What does it mean to say that Loyola is a Jesuit university?3 St. Ignatius Loyola, the founder of the Jesuits, had a deep, intense personal experience of God. That relationship is recorded in the Spiritual Exercises. One way to talk about the Exercises is to talk about them in terms of freedom. The Exercises can help the individual understand how his or her freedom is limited by attachments, obsessions, and sinfulness. The Exercises challenge our hearts and can liberate our loves and our imaginations. The Exercises are not only about being free from our attachments, however; they are also about being free for something. The Exercises challenge us to develop great desires and to always choose the option that is more conducive to one’s goals to serve God and the human community. There is the invitation to free our imaginations and boldly envision the future for our world.
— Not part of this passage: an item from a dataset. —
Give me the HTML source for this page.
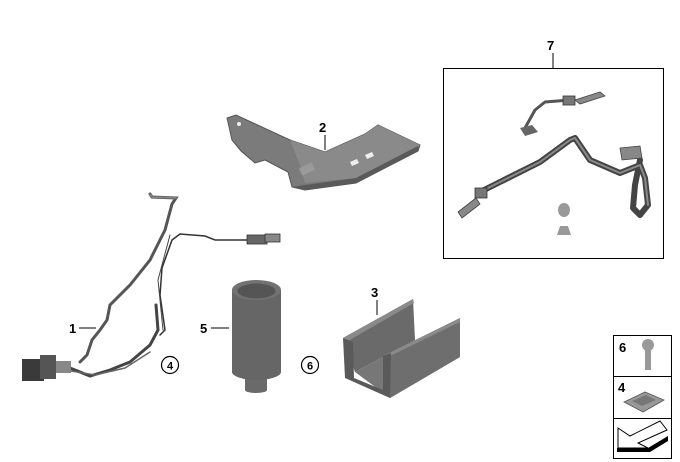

There is a restless dynamic that challenges us always to ask what more we can do.

 

Ignatius understood how liberal education could shape students who were intellectually rigorous, unafraid to question and probe. Like the Spiritual Exercises, the tradition of liberal education provides a set of questions that can be adapted so as to lead a student to intellectual freedom and to imagine a world different than the one he or she discovered. Such an education could help lead to men and women to be good, as human beings and citizens, not just good at a certain craft or profession.

 

Jesuit education celebrates the full range of intellectual power and achievement and assumes that while knowledge is good, it is not an end in itself. Peter-Hans Kolvenbach, Superior General of the Society of Jesus, has distinguished Jesuit education from Cardinal Newman’s idea of a university where knowledge is an end it itself. Kolvenbach has written that while higher education surely has intrinsic value, Jesuit higher education must always ask:“For whom? For what? The answer to these questions will always be related to the common good and the progress of human society.”4 In a Jesuit university, the exploration of any area of knowledge is always done with an eye for making us better and morefully human and our world a place where humanity can flourish.5 These questions could not be more timely in a post-Katrina world.

 

We live in a time when there are deep tensions and questions about religion and its role in public discourse. In this context, Loyola University New Orleans is a place where the church and the world can meet, where people of different cultures and faiths can have civil discourse and argument. In an age that knows too much violence and warfare, this is a place where people can argue peaceably. Inspired by an Ignatian spirituality that holds one can find God in all things, Loyola is a university that believes in diversity, not because it is a current trend in our society, but because every culture, every faith provides an opportunity to encounter God, the human, ourselves, and to learn.6 This tradition of Ignatian humanism is anchored in a vision, which holds that, in the words of the Jesuit poet Gerard Manley Hopkins:

“Christ plays in ten thousand places,

Lovely in limbs, and lovely in eyes not his

To the Father through the features of men’s faces.”7

__________

Notes

  1. See Edmund Pellegrino, “Christian Humanism, Catholic Universities, and Bioethics,” this volume, pp. 17-24.
  2. Leo J. O’Donovan, S.J., ed., A World of Grace: An Introduction to the Themes and Foundations of Karl Rahner’s Theology ,New York. Seabury, 1980.
  3. See John W. Padberg, S.J., “Cicero, Ballet, Tryannicide, Quinine, andPrayer: The Jesuit University as University and as Jesuit,” this volume, pp. 6-16.
  4. Peter-Hans Kolvenbach, S.J., “The Jesuit University in the Light of the Ignatian Charism.” Address to the International Meeting of Jesuit Higher Education, Rome, May 27, 2001, #26.
  5. See M. Cathleen Kaveny, “Autonomy, Solidarity, and Law’s Pedagogy,” this volume, pp. 25-42. This essay provides an excellent example of how knowledge can be used to shape society.
  6. See Ron Modras, “Diversity, The Catholic Church, and Ignatian Humanism: Or, How to Make a Roux,” this volume, pp. 43-54.
  7. Gerard Manley Hopkins. Poems and Prose. New York. Penguin, 1978, p. 51.